The Senate plenary approved in a second round this Wednesday (8) the basic text of the Proposed Amendment to the Tax Reform Constitution. The score was 53 to 24, a victory for the government. One of the PEC’s central changes is the replacement of the current five consumption taxes with one federal and one state charge.
The approved text is based on the report on the PEC prepared by senator Eduardo Braga (MDB-AM). Braga changed the version of the PEC that came from the Chamber of Deputies, increasing the fund maintained by the Union to reduce regional and social inequalities to R$60 billion, reducing the powers of the management committee for the future state and municipal tax, among other changes.
The changes made mean that the text has to return to the Chamber of Deputies.
The vote was marked by intense collaboration between politicians, technicians and lobbyists who were present in the plenary, discussed points of the proposal and even answered senators’ questions throughout the day.
Present throughout the afternoon at the House were the Extraordinary Secretary for Tax Reform of the Ministry of Finance and creator of the proposal, Bernard Appy, the rapporteur of the PEC in the Chamber, deputy Aguinaldo Ribeiro (PP-AL), the governors of Rio de Janeiro, Santa Catarina and Pernambuco, Claudio Castro (Republicans), Jorginho Mello (PL) and Raquel Lyra (PSDB).
In total, 24 amendments were presented this Wednesday to the text by rapporteur Eduardo Braga, which was approved on Tuesday by the CCJ. Voting for the highlights continues tonight.
Changes in relation to the Chamber
Among the changes made by the senators are the provision of a ceiling for the Value Added Tax rate, the VAT, which will be created to replace the five taxes that currently exist on consumption and the increase to R$60 billion in the fund that will be maintained by the Union to reduce regional inequalities after the approval of the reform.
Furthermore, the senators decided to implement a mechanism to reward entities that increase revenue during the transition period between the current taxation system and the new one.
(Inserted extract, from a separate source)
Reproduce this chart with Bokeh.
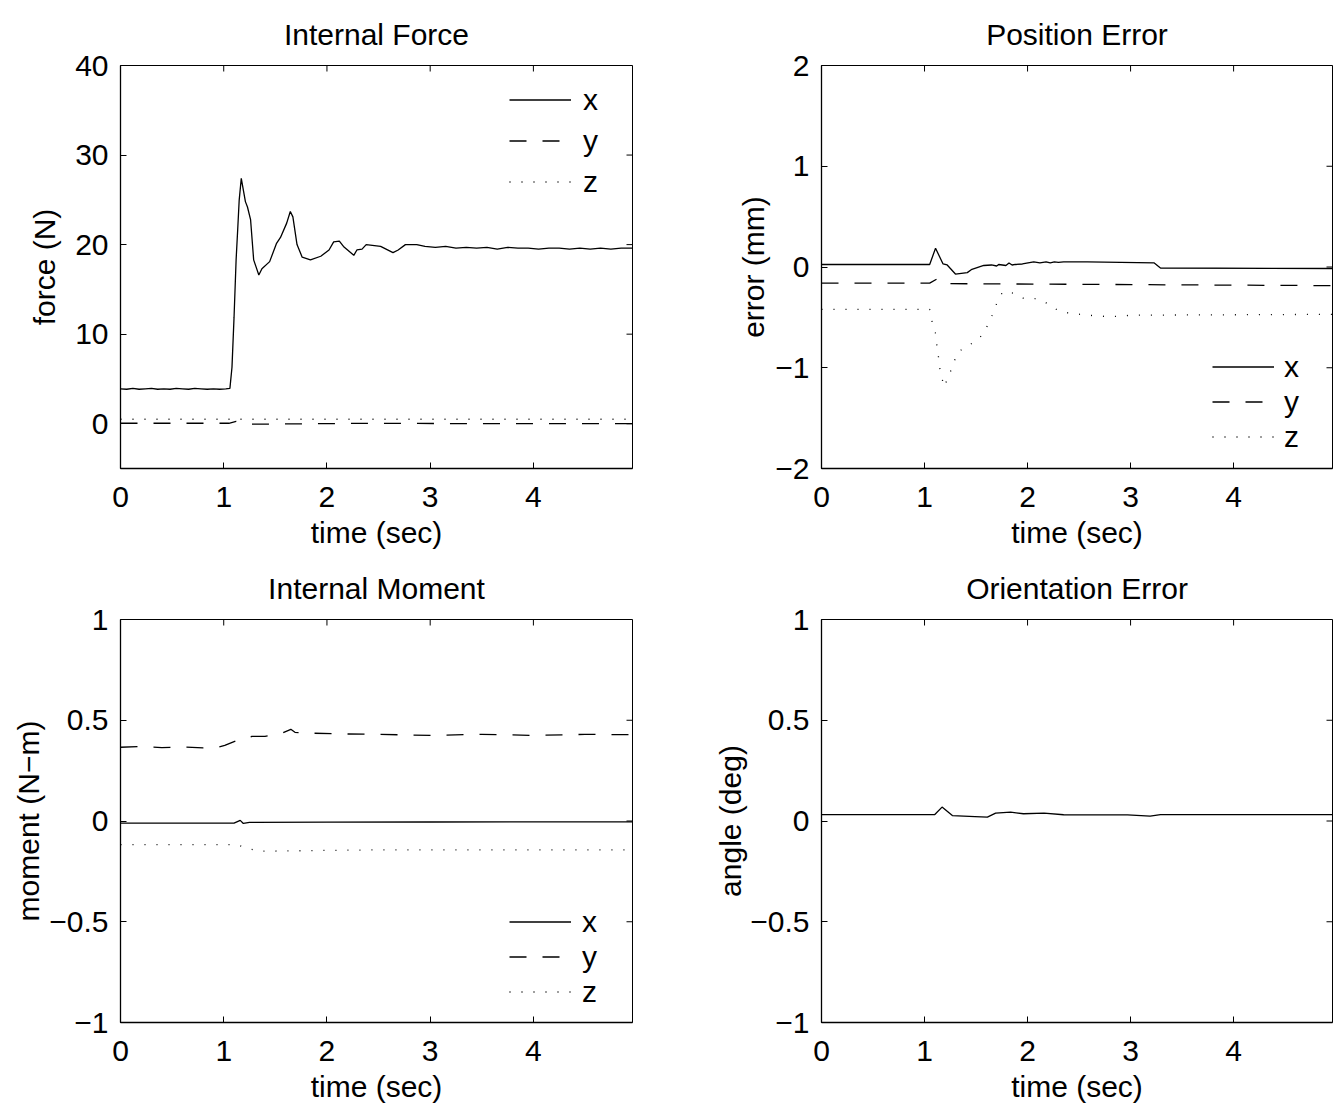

The objective is to avoid the “free rider effect”, which would cause states and municipalities to maintain the level of revenue without monitoring the implementation of the new tax system.
According to the PEC proposal approved by the Chamber of Deputies, VAT would be divided into two, one to replace federal taxes (the CBS) and the other to replace the state and municipal taxes that exist today (the IBS). This transition, however, will be slow, so that the new taxes will only be completely implemented from 2033 onwards. Furthermore, the rules for implementing the IBS will be completely implemented in states and municipalities in 50 years.
The reform is one of the main pillars of the Lula government, led by Finance Minister Fernando Haddad, and promises to modernize the tax system, implementing a taxation model currently used in several developed countries.
Throughout the proceedings in the Chamber and the Senate, however, several exceptions were added for some specific sectors to have reduced rates or even exemptions, in addition to special regimes. As a result, Haddad estimated that the value of VAT should be around 27.5%, which would be the highest in the world. Even so, experts, politicians and members of the government have highlighted that changing the taxation system will bring significant benefits to the Brazilian economy, since even with these exceptions the new model should be simpler and more efficient than the current one.